Libya And EU Patch Up Schengen Visa Dispute

Libya And EU Patch Up Schengen Visa Dispute

By REUTERS
Published: March 27, 2010

SIRTE, Libya (Reuters) – Libya lifted a visa ban on citizens of 25 European countries on Saturday after EU president Spain said a Swiss-instigated visa blacklist against 188 Libyans in those countries had been scrapped.

The end to the visa ban and the Schengen zone blacklist will likely defuse a crisis that has threatened to damage growing business ties between Europe and oil exporter Libya.

“In the interests of strengthening its cooperation with the European Union, Libya lifts the restrictions it earlier imposed on the citizens of the Schengen zone,” Libya's Foreign Ministry said in a communique carried by JANA, the state news agency.

Spain's foreign ministry had earlier issued a statement announcing the visa blacklist had been torn up and expressed regret as part of a diplomatic drive by EU leaders.

“Libya expresses its appreciation at the European Union for this move,” JANA quoted the Foreign Ministry statement as saying. “This is a defeat for Switzerland by means of collective European action. Libya accepts the EU decision…”

Libya stopped issuing visas to citizens from the Schengen borderless travel zone in retaliation for Switzerland, a Schengen member, barring entry to 188 Libyan citizens including the country's leader Muammar Gaddafi and members of his family.

The Swiss move prevented the blacklisted Libyans from entering any of the other Schengen states because the terms of the Schengen agreement obligate all members to refuse visas to citizens of countries blacklisted by fellow Schengen nations.

The Schengen area is a borderless travel zone grouping 22 EU nations plus Switzerland, Norway and Iceland.

GENEVA ARREST

The Spanish statement was issued after Spain's Foreign Minister Miguel Angel Moratinos arrived for talks in the Libyan town of Sirte, where Gaddafi is this weekend hosting a summit of the Arab League.

“All the names of the Libyan citizens included in the list of the Schengen information system have been removed,” the ministry said in a statement which it said came from Spain's EU presidency.
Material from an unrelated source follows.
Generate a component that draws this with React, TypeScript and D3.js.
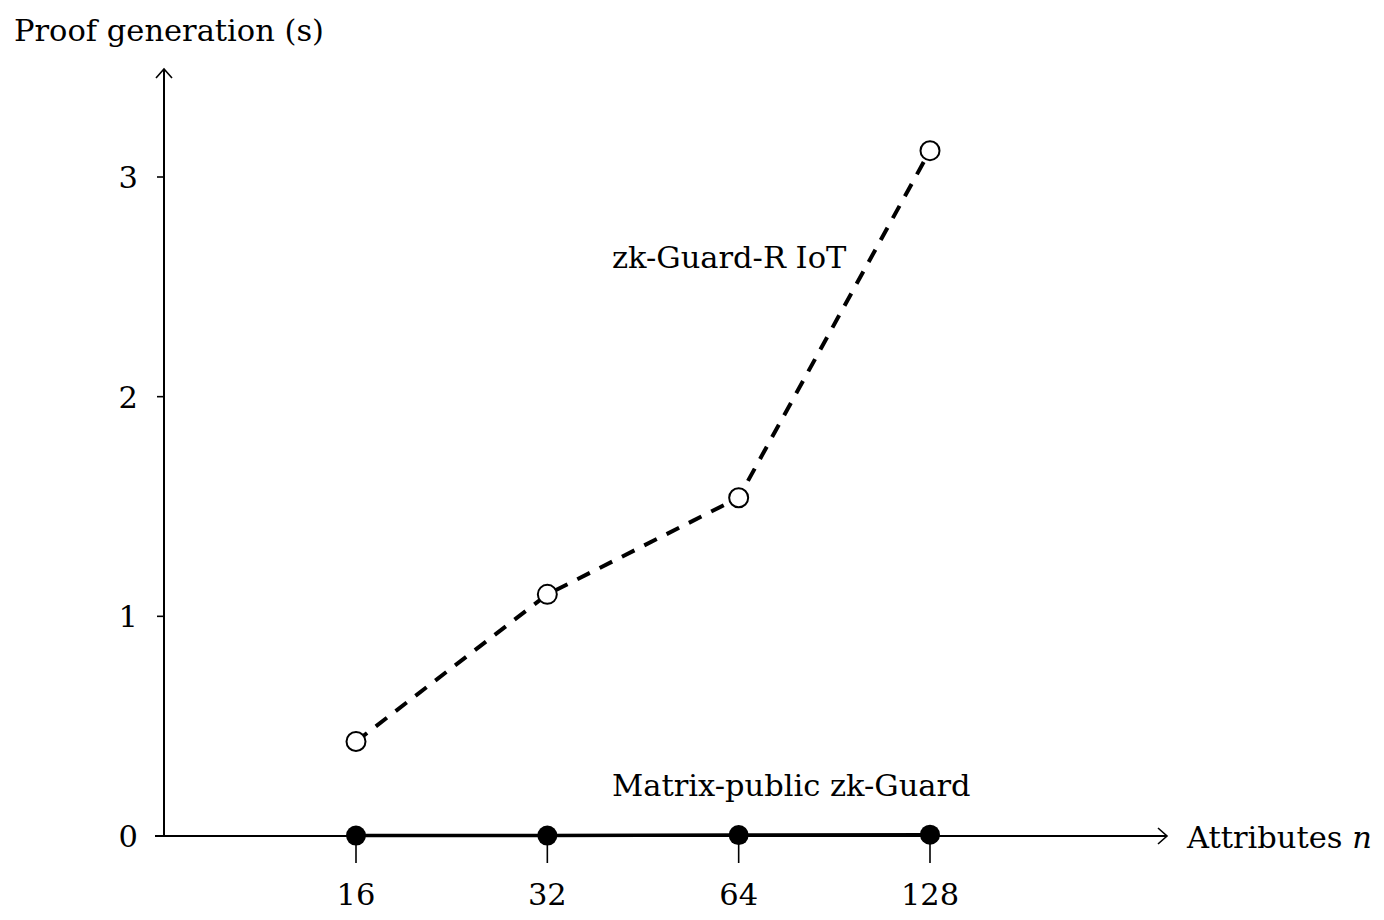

“We regret and deplore the trouble and inconvenience caused to those Libyan citizens. We hope that this move will not be repeated in the future.”

Italian Prime Minister Silvio Berlusconi — whose country has some of Europe's closest business ties to Libya and who has criticized the Swiss visa blacklist — was also in Sirte on Saturday as Gaddafi's guest.

Switzerland has been locked in a diplomatic dispute with oil exporter Libya since July 2008, when police in Geneva arrested Hannibal Gaddafi, a son of the Libyan leader, on charges of mistreating two domestic employees.

In February Gaddafi urged jihad against Switzerland and earlier this month Libya slapped a trade embargo against Switzerland.

The charges were swiftly dropped and Hannibal Gaddafi was released, but Libya stopped oil exports to Switzerland and withdrew millions of dollars from Swiss banks.

The Swiss government is pushing for the release from prison of Max Goeldi, a Swiss businessman who was barred from leaving Libya soon after Hannibal Gaddafi's arrest. He is serving a four-month sentence for breaking immigration rules.

Libyan officials deny any connection between Goeldi's prosecution and Hannibal Gaddafi's arrest.

A senior Libyan official, who did not want to be identified, told Reuters on Friday that Goeldi would be freed “very soon.” Goeldi's lawyer said if his client was to be released early it would happen after the summit ends on Sunday.